Provided material:
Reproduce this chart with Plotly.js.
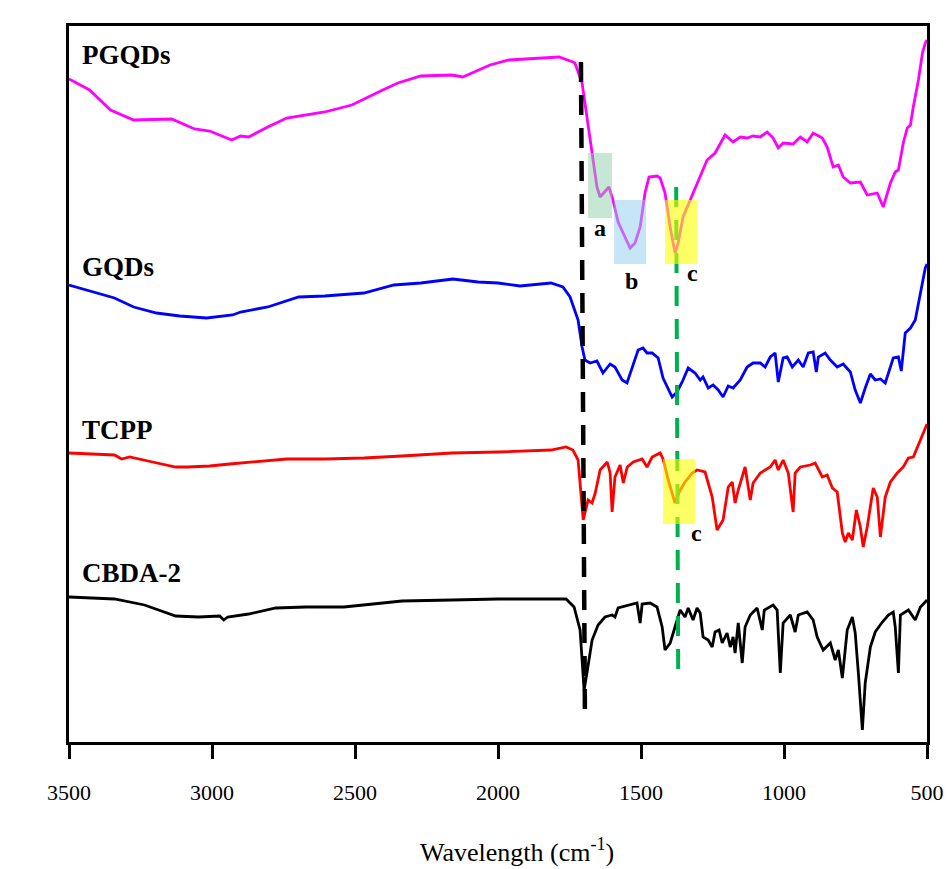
<!DOCTYPE html>
<html>
<head>
<meta charset="utf-8">
<script src="https://cdn.plot.ly/plotly-3.0.1.min.js"></script>
<style>html,body{margin:0;padding:0;background:#fff;}#chart{width:949px;height:869px;}</style>
</head>
<body>
<div id="chart"></div>
<script>
// Wavenumber (cm-1) and offset intensity (a.u.)
const pgqdsW = [3500,3428,3355,3274,3141,3061,3008,2973,2931,2900,2872,2805,2739,2606,2511,2403,2350,2270,2161,2123,2028,1962,1867,1787,1738,1731,1706,1689,1671,1654,1643,1626,1612,1598,1580,1556,1538,1521,1503,1486,1472,1444,1433,1416,1398,1381,1370,1353,1328,1304,1269,1241,1206,1178,1153,1129,1108,1083,1059,1038,1020,1003,968,943,919,898,866,849,828,810,793,768,733,709,674,653,628,611,600,583,569,558,548,530,516,506,500];
const pgqdsV = [663,652,632,622,623,613,611,607,602,606,605,615,624,630,637,652,659,666,667,665,677,682,684,685,680,679,659,625,589,555,545,550,555,542,520,505,494,499,515,549,565,566,564,549,515,489,499,525,542,559,582,589,607,600,605,604,606,605,610,604,594,599,598,605,600,609,604,595,575,577,565,559,560,547,549,535,559,570,572,599,614,617,635,662,689,699,702];

const gqdsW = [3500,3341,3274,3194,3113,3019,2928,2900,2805,2697,2606,2469,2364,2270,2158,2070,2000,1923,1815,1773,1748,1720,1706,1696,1678,1654,1633,1608,1591,1566,1549,1531,1510,1493,1479,1461,1440,1423,1391,1374,1356,1335,1311,1293,1283,1265,1248,1230,1213,1195,1178,1153,1129,1108,1083,1066,1048,1031,1020,1003,989,971,950,933,915,898,887,880,856,838,814,793,768,751,733,716,698,681,663,646,618,600,590,576,558,541,523,506,500];
const gqdsV = [457,444,435,429,426,424,427,430,435,445,446,449,457,459,463,460,459,456,459,455,445,422,395,382,379,381,369,378,375,362,359,375,392,394,389,389,384,364,345,350,360,374,369,362,365,354,357,352,345,356,354,362,375,379,379,375,385,389,360,384,385,375,382,375,389,390,370,385,389,382,375,378,370,352,339,354,368,362,363,359,384,385,371,409,414,422,447,474,478];

const tcppW = [3500,3341,3316,3288,3208,3127,3085,3008,2938,2805,2739,2606,2469,2336,2161,2000,1815,1762,1738,1720,1702,1685,1671,1660,1643,1618,1608,1601,1591,1573,1562,1548,1527,1496,1479,1461,1433,1423,1405,1381,1363,1346,1321,1304,1276,1251,1234,1213,1195,1181,1171,1160,1136,1118,1108,1083,1048,1031,1020,1003,985,968,961,943,908,891,866,849,831,814,796,786,775,761,747,733,723,709,688,674,663,646,628,604,583,565,548,523,506,500];
const tcppV = [289,287,283,285,280,275,275,276,278,281,283,283,284,286,289,290,292,295,292,282,222,242,239,249,272,280,269,230,265,277,259,275,280,283,275,285,289,283,262,239,252,260,269,272,270,245,212,222,255,260,239,252,275,242,259,269,275,282,272,282,269,230,269,275,277,279,265,267,254,250,209,200,209,202,232,215,195,215,254,245,205,245,260,269,275,284,285,302,314,318];

const cbdaW = [3500,3341,3236,3155,3127,3047,2973,2959,2945,2872,2777,2672,2539,2403,2336,2161,2000,1762,1734,1713,1699,1689,1671,1650,1626,1601,1591,1580,1549,1514,1503,1496,1468,1444,1426,1416,1398,1381,1363,1346,1335,1318,1304,1293,1283,1265,1251,1241,1227,1216,1199,1188,1178,1171,1160,1146,1136,1118,1094,1076,1069,1038,1024,1013,1003,978,961,950,919,898,884,863,838,821,810,796,779,761,751,740,726,716,698,681,656,635,618,611,600,593,565,541,523,506,500];
const cbdaV = [145,143,137,129,126,125,126,122,125,128,134,135,135,139,141,142,143,143,135,112,52,69,102,117,125,127,125,134,136,139,119,138,139,135,115,92,99,115,132,125,134,122,134,129,105,102,95,110,112,99,109,95,105,89,119,79,115,127,134,112,132,137,132,69,119,127,110,127,130,122,105,92,99,82,92,64,112,125,109,69,12,59,95,110,120,127,130,115,69,127,132,122,135,140,142];

const seriesNames = ['PGQDs','GQDs','TCPP','CBDA-2'];
const seriesColors = ['#FF00FF','#0000FF','#FF0000','#000000'];
const tickVals = [3500,3000,2500,2000,1500,1000,500];
const tickText = ['3500','3000','2500','2000','1500','1000','500'];
const xTitle = 'Wavelength (cm<sup>-1</sup>)';

const serif = "'Liberation Serif', 'Times New Roman', serif";
const xs = [pgqdsW, gqdsW, tcppW, cbdaW];
const ys = [pgqdsV, gqdsV, tcppV, cbdaV];
const traces = seriesNames.map((n,i)=>({
  x: xs[i], y: ys[i], type:'scatter', mode:'lines', name:n,
  line:{color:seriesColors[i], width:2.8}, showlegend:false, hoverinfo:'skip'
}));

// label positions (data units)
const labelPos = [[3463,687],[3463,475],[3463,312],[3463,169]];
const annotations = seriesNames.map((n,i)=>({
  x: labelPos[i][0], y: labelPos[i][1], xref:'x', yref:'y', text:'<b>'+n+'</b>',
  showarrow:false, xanchor:'left', yanchor:'middle',
  font:{family:serif, size:27, color:'#000'}
}));
const letters = [['a',1643,514],['b',1534,461],['c',1321,469],['c',1307,209]];
letters.forEach(l=>annotations.push({
  x:l[1], y:l[2], xref:'x', yref:'y', text:'<b>'+l[0]+'</b>', showarrow:false,
  xanchor:'center', yanchor:'middle', font:{family:serif, size:24, color:'#000'}
}));
// x-axis title (placed slightly right of centre, as in the reference)
annotations.push({
  x:0.522, y:-0.152, xref:'paper', yref:'paper', text:xTitle, showarrow:false,
  xanchor:'center', yanchor:'middle', borderpad:0,
  font:{family:serif, size:26, color:'#000'}
});

const shapes = [
  {type:'line', xref:'x', yref:'y', x0:1710, x1:1696, y0:680, y1:25, layer:'above',
   line:{color:'#000', width:4.5, dash:'20px,13px'}},
  {type:'line', xref:'x', yref:'y', x0:1377, x1:1370, y0:555, y1:72, layer:'above',
   line:{color:'#00B050', width:4, dash:'20px,13px'}},
  {type:'rect', xref:'x', yref:'y', x0:1685, x1:1601, y0:524, y1:589, layer:'above',
   fillcolor:'rgba(140,208,170,0.5)', line:{width:0}},
  {type:'rect', xref:'x', yref:'y', x0:1594, x1:1482, y0:478, y1:542, layer:'above',
   fillcolor:'rgba(141,205,239,0.5)', line:{width:0}},
  {type:'rect', xref:'x', yref:'y', x0:1416, x1:1304, y0:478, y1:542, layer:'above',
   fillcolor:'rgba(255,255,0,0.6)', line:{width:0}},
  {type:'rect', xref:'x', yref:'y', x0:1423, x1:1311, y0:218, y1:283, layer:'above',
   fillcolor:'rgba(255,255,0,0.6)', line:{width:0}}
];

const layout = {
  width:949, height:869,
  margin:{l:69, r:22, t:26, b:127},
  paper_bgcolor:'#fff', plot_bgcolor:'#fff',
  font:{family:serif, color:'#000'},
  xaxis:{
    range:[3500,500], autorange:false,
    tickvals:tickVals, ticktext:tickText,
    ticks:'outside', ticklen:14, tickwidth:3, tickcolor:'#000',
    ticklabelstandoff:15,
    showline:true, linecolor:'#000', linewidth:3, mirror:true,
    showgrid:false, zeroline:false,
    tickfont:{family:serif, size:22, color:'#000'}
  },
  yaxis:{
    range:[0,716], autorange:false,
    showticklabels:false, ticks:'',
    showline:true, linecolor:'#000', linewidth:3, mirror:true,
    showgrid:false, zeroline:false
  },
  annotations: annotations,
  shapes: shapes,
  showlegend:false
};
Plotly.newPlot('chart', traces, layout, {displayModeBar:false, staticPlot:true});
</script>
</body>
</html>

Task directions: Pull out and copy each line containing the string "chart".

Solution to this exercise:
Reproduce this chart with Plotly.js.
<style>html,body{margin:0;padding:0;background:#fff;}#chart{width:949px;height:869px;}</style>
<div id="chart"></div>
Plotly.newPlot('chart', traces, layout, {displayModeBar:false, staticPlot:true});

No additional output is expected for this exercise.